There is a right way to go about infrastructure in banks and a wrong way. Let’s start with the wrong way. If you only manage cost and want things cheap, you might get some capacity; at current rates offshore resources are about 1/3rd the price of onshore ones for the same price. Swapping expensive onshore for cheaper offshore or even near-shore resources, at maybe 1/2 the price, will not buy you any more Capacity. Just cutting costs by moving the work offshore offers no certainty around Control. Doing things cheaper in a distant location will instantly add the challenge of liaison to the problem.

An example from days at Goldman Sachs might illustrate the point. Following the profit meltdown of 1994, following a Jon Corzine driven losing bet in fixed income, the Goldman partners were behaving as if incarceration in the local poor house was imminent. The Operations partner at the time suggested we reduce the local Swiss team from 7 to 6 and then move 3 of those 6 jobs to London. I pushed back on that one and actually won. My objections were that with 3 team members in each of two locations, lots of time would be needed for liaison. In a small team that would hurt and also, at the Zurich end, having a small team of 3 was not a good prospect to sell prospective team members. “Join our small team of 3” has a very limited appeal, even at Goldman Sachs.

Just addressing Capacity also has its pitfalls. In conversations with my IT colleagues, a recurring thought on resources and priorities is that “Nine women can not make a baby in a month”: Completely politically incorrect, but more catching than decreasing marginal returns. The point is a simple one; once you are in the middle of something, just throwing more people at a problem with the same tools will rarely yield linear improvements. Each extra person will add less and less value.

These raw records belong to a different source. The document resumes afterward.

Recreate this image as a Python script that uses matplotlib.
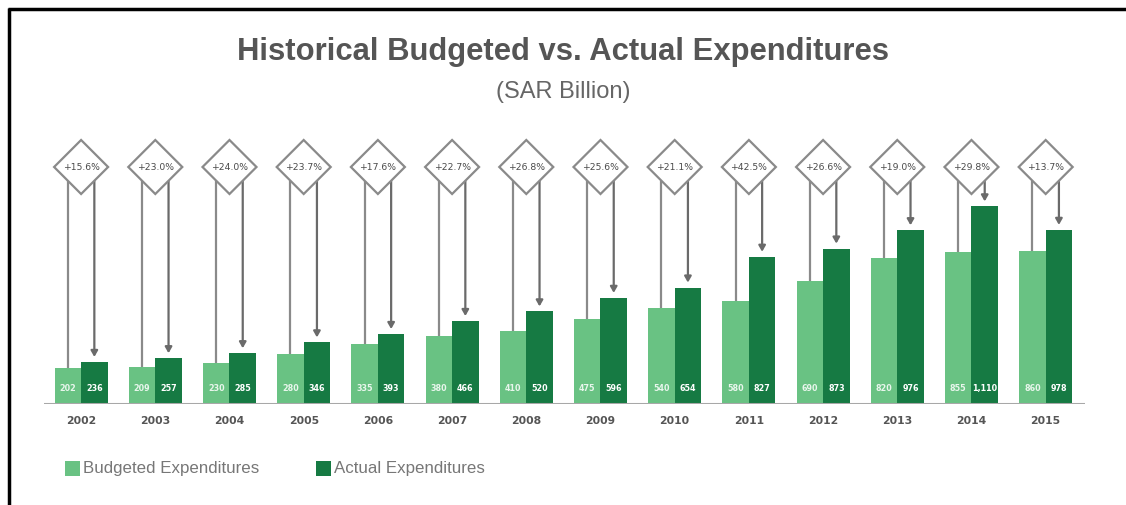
import matplotlib
matplotlib.use("Agg")
import matplotlib.pyplot as plt
from matplotlib.patches import Polygon
from matplotlib.lines import Line2D
import numpy as np

years = ["2002", "2003", "2004", "2005", "2006", "2007", "2008",
         "2009", "2010", "2011", "2012", "2013", "2014", "2015"]
budgeted = [202, 209, 230, 280, 335, 380, 410, 475, 540, 580, 690, 820, 855, 860]
actual = [236, 257, 285, 346, 393, 466, 520, 596, 654, 827, 873, 976, 1110, 978]
actual_labels = ["236", "257", "285", "346", "393", "466", "520", "596", "654",
                 "827", "873", "976", "1,110", "978"]
growth = ["+15.6%", "+23.0%", "+24.0%", "+23.7%", "+17.6%", "+22.7%", "+26.8%",
          "+25.6%", "+21.1%", "+42.5%", "+26.6%", "+19.0%", "+29.8%", "+13.7%"]

LIGHT = "#69c283"
DARK = "#167a43"
GRAY = "#8a8a8a"

W, H = 1126, 506
fig = plt.figure(figsize=(W / 100, H / 100), dpi=100)
fig.patch.set_facecolor("white")

# axes placement in pixels
ax_left, ax_right, ax_bottom, ax_top = 44, 1085, 405, 140
ax = fig.add_axes([ax_left / W, (H - ax_bottom) / H,
                   (ax_right - ax_left) / W, (ax_bottom - ax_top) / H])
px_per_unit_y = 0.178
ymax = (ax_bottom - ax_top) / px_per_unit_y
ax.set_ylim(0, ymax)
x = np.arange(len(years))
ax.set_xlim(-0.5, 13.53)
px_per_unit_x = (ax_right - ax_left) / (13.53 + 0.5)

bw = 0.357
ax.bar(x - bw / 2, budgeted, width=bw, color=LIGHT, zorder=2)
ax.bar(x + bw / 2, actual, width=bw, color=DARK, zorder=2)

for i in range(len(years)):
    ax.text(x[i] - bw / 2, 90, str(budgeted[i]), ha="center", va="center",
            fontsize=5.8, fontweight="bold", color="#e8f6ec", zorder=3)
    ax.text(x[i] + bw / 2, 90, actual_labels[i], ha="center", va="center",
            fontsize=5.8, fontweight="bold", color="white", zorder=3)

# diamonds with connectors
yc = (ax_bottom - 168) / px_per_unit_y
hw = 27 / px_per_unit_x
hh = 27 / px_per_unit_y
gap = 5 / px_per_unit_y
for i in range(len(years)):
    c = x[i]
    poly = Polygon([[c - hw, yc], [c, yc + hh], [c + hw, yc], [c, yc - hh]],
                   closed=True, facecolor="white", edgecolor=GRAY, lw=1.6,
                   zorder=4, clip_on=False)
    ax.add_patch(poly)
    ax.text(c, yc, growth[i], ha="center", va="center", fontsize=6.7,
            color="#4a4a4a", zorder=5, clip_on=False)
    off = bw / 2
    ystart = yc - hh * (1 - off / hw)
    ax.plot([c - off, c - off], [ystart, budgeted[i]], color=GRAY, lw=1.6,
            zorder=1, solid_capstyle="butt")
    ax.annotate("", xy=(c + off, actual[i] + gap), xytext=(c + off, ystart),
                arrowprops=dict(arrowstyle="-|>,head_length=0.35,head_width=0.2",
                                color="#6a6a6a", lw=1.6, shrinkA=0, shrinkB=0),
                zorder=1)

ax.axhline(0, color="#a8a8a8", lw=2.2, zorder=3)
for s in ax.spines.values():
    s.set_visible(False)
ax.set_yticks([])
ax.set_xticks(x)
ax.set_xticklabels(years, fontsize=7.8, color="#555555", fontweight="bold")
ax.tick_params(axis="x", length=0, pad=8)

# titles
fig.text(563 / W, 1 - 52 / H, "Historical Budgeted vs. Actual Expenditures",
         ha="center", va="center", fontsize=22.3, fontweight="bold",
         color="#555555", family="Liberation Sans")
fig.text(563 / W, 1 - 92 / H, "(SAR Billion)", ha="center", va="center",
         fontsize=17, color="#666666", family="Liberation Sans")

# legend
def legend_item(xpx, color, label):
    fig.patches.append(plt.Rectangle((xpx / W, 1 - 477 / H), 15 / W, 15 / H,
                                     transform=fig.transFigure, facecolor=color,
                                     edgecolor="none"))
    fig.text((xpx + 18) / W, 1 - 469 / H, label, ha="left", va="center",
             fontsize=12.2, color="#777777", family="Liberation Sans")

legend_item(65, LIGHT, "Budgeted Expenditures")
legend_item(316, DARK, "Actual Expenditures")

# border
fig.add_artist(Line2D([8 / W, 1], [1 - 10 / H, 1 - 10 / H],
                      transform=fig.transFigure, color="black", lw=2.5,
                      solid_capstyle="butt"))
fig.add_artist(Line2D([9 / W, 9 / W], [0, 1 - 9 / H],
                      transform=fig.transFigure, color="black", lw=2.5,
                      solid_capstyle="butt"))

fig.savefig("out.png", dpi=100, facecolor="white")
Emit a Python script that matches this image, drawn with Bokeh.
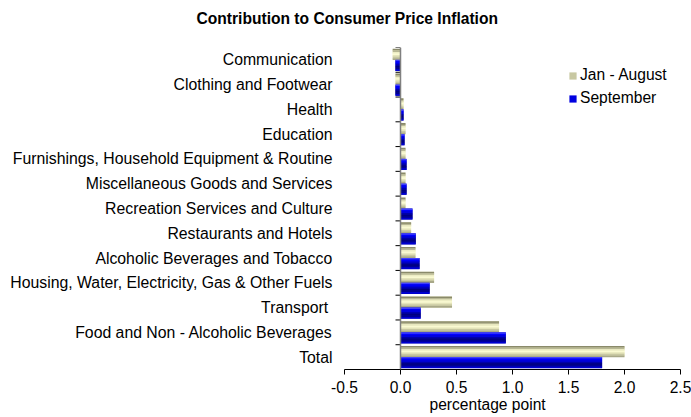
from bokeh.plotting import figure
from bokeh.models import (FactorRange, FixedTicker, PrintfTickFormatter, Span, Title,
                          Legend, LegendItem, ColumnDataSource)
from bokeh.transform import dodge
from bokeh.embed import file_html
from bokeh.resources import INLINE

categories = ["Communication", "Clothing and Footwear", "Health", "Education",
              "Furnishings, Household Equipment & Routine", "Miscellaneous Goods and Services",
              "Recreation Services and Culture", "Restaurants and Hotels",
              "Alcoholic Beverages and Tobacco", "Housing, Water, Electricity, Gas & Other Fuels",
              "Transport ", "Food and Non - Alcoholic Beverages", "Total"]
jan_aug = [-0.07, -0.045, 0.027, 0.045, 0.045, 0.045, 0.045, 0.095, 0.134, 0.30, 0.46, 0.88, 2.0]
september = [-0.045, -0.045, 0.027, 0.036, 0.054, 0.054, 0.107, 0.136, 0.17, 0.26, 0.18, 0.94, 1.80]
series_names = ["Jan - August", "September"]
x_ticks = [-0.5, 0.0, 0.5, 1.0, 1.5, 2.0, 2.5]
title_text = "Contribution to Consumer Price Inflation"
x_title = "percentage point"

FONT = "Liberation Sans"
FS = "15.6px"
W, H = 691, 417
ML, MR, MT, MB = 344, 11, 47, 48
frame_w = W - ML - MR
frame_h = H - MT - MB

src = ColumnDataSource(dict(cat=categories, jan=jan_aug, sep=september))

p = figure(width=W, height=H, output_backend="svg", toolbar_location=None,
           x_range=(x_ticks[0], x_ticks[-1]),
           y_range=FactorRange(factors=list(reversed(categories)), range_padding=0),
           min_border_left=ML, min_border_right=MR, min_border_top=MT, min_border_bottom=MB)
p.outline_line_color = None
p.grid.visible = False
p.background_fill_color = "white"

# title (with an empty spacer title between it and the plot frame)
main_title = Title(text=title_text, align="left", offset=196 - ML, vertical_align="top",
                   standoff=0, text_font=FONT, text_font_size=FS, text_font_style="bold",
                   text_color="black")
spacer = Title(text=" ", align="left", standoff=0, text_font=FONT, text_font_size="16px")
p.title = None
p.above = [spacer, main_title]

# y axis (category labels)
p.yaxis.axis_line_color = None
p.yaxis.major_tick_line_color = None
p.yaxis.minor_tick_line_color = None
p.yaxis.major_label_standoff = 6
p.yaxis.major_label_text_font = FONT
p.yaxis.major_label_text_font_size = "15.8px"
p.yaxis.major_label_text_color = "black"

# x axis
p.xaxis.ticker = FixedTicker(ticks=x_ticks)
p.xaxis.formatter = PrintfTickFormatter(format="%.1f")
p.xaxis.major_tick_in = 0
p.xaxis.major_tick_out = 5
p.xaxis.minor_tick_line_color = None
p.xaxis.axis_line_color = "black"
p.xaxis.major_tick_line_color = "black"
p.xaxis.major_label_standoff = 6
p.xaxis.major_label_text_font = FONT
p.xaxis.major_label_text_font_size = FS
p.xaxis.major_label_text_color = "black"

p.add_layout(Title(text=x_title, align="left", offset=429 - ML, standoff=0,
                   vertical_align="top", text_font=FONT, text_font_size=FS,
                   text_font_style="normal", text_color="black"), "below")

# zero line
p.add_layout(Span(location=0, dimension="height", line_color="#808080", line_width=1.5))

# category boundary ticks on zero line
px_per_unit = frame_w / (x_ticks[-1] - x_ticks[0])
tick_len = 5 / px_per_unit
p.segment(x0=-tick_len, x1=0, y0=dodge("cat", 0.5, range=p.y_range),
          y1=dodge("cat", 0.5, range=p.y_range), source=src, line_color="black", line_width=1)
p.segment(x0=-tick_len, x1=0, y0=dodge("cat", -0.5, range=p.y_range),
          y1=dodge("cat", -0.5, range=p.y_range),
          source=ColumnDataSource(dict(cat=[categories[-1]])), line_color="black", line_width=1)

# gradient-like bars made of stripes
bar_h = 0.444
jan_colors = ["#8A8A6A", "#B8B894", "#EDEDC4", "#FAFAD2", "#E4E4BA", "#C8C8A2", "#A8A888"]
sep_colors = ["#4040FF", "#0000FF", "#0000E0", "#0000A8", "#000080", "#000090", "#0000D0"]

legend_renderers = []
for field, base, colors, mid in (("jan", bar_h / 2, jan_colors, 5), ("sep", -bar_h / 2, sep_colors, 2)):
    n = len(colors)
    sh = bar_h / n
    p.hbar(y=dodge("cat", base, range=p.y_range), left=0, right=field, height=bar_h,
           source=src, fill_color=colors[n // 2], line_color=None)
    mid_r = None
    for i, c in enumerate(colors):
        off = base + bar_h / 2 - (i + 0.5) * sh
        r = p.hbar(y=dodge("cat", off, range=p.y_range), left=0, right=field, height=sh * 1.15,
                   source=src, fill_color=c, line_color=None)
        if i == mid:
            mid_r = r
    legend_renderers.append(mid_r)

legend = Legend(items=[LegendItem(label=series_names[0], renderers=[legend_renderers[0]]),
                       LegendItem(label=series_names[1], renderers=[legend_renderers[1]])],
                location=(224, frame_h - 60), orientation="vertical",
                glyph_width=9, glyph_height=9, label_standoff=3, spacing=5, label_height=18,
                padding=0, margin=0, border_line_color=None, background_fill_alpha=0,
                label_text_font=FONT, label_text_font_size=FS, label_text_color="black")
p.add_layout(legend)

open("out.html", "w").write(file_html(p, INLINE))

Addressing Control is the place to start to drive success. With the right processes and tools, the Controls around a business will be solid. That drives Capacity by increasing productivity. If that goes up, then at constant volumes, costs can come down. Now, real life is not quite that simple; you might for example have a small team, say of 5 people. If you can do something about Control and increase capacity, so you have a 10% improvement, it might be somewhere between hard and impossible to lose 1/2 a head. So you can’t easily do the same for less. But, at the very least, you can do more for the same. Now if you have really good Control with fabulously well structured processes and procedures and super tools, then that is a good foundation for off or near-shoring.




Lessons Learned: Good = Control. If you do that right you have Capacity = Fast (or at least in the time available). If you have Control and Capacity, then you have the cases to be CHEAP = Cost.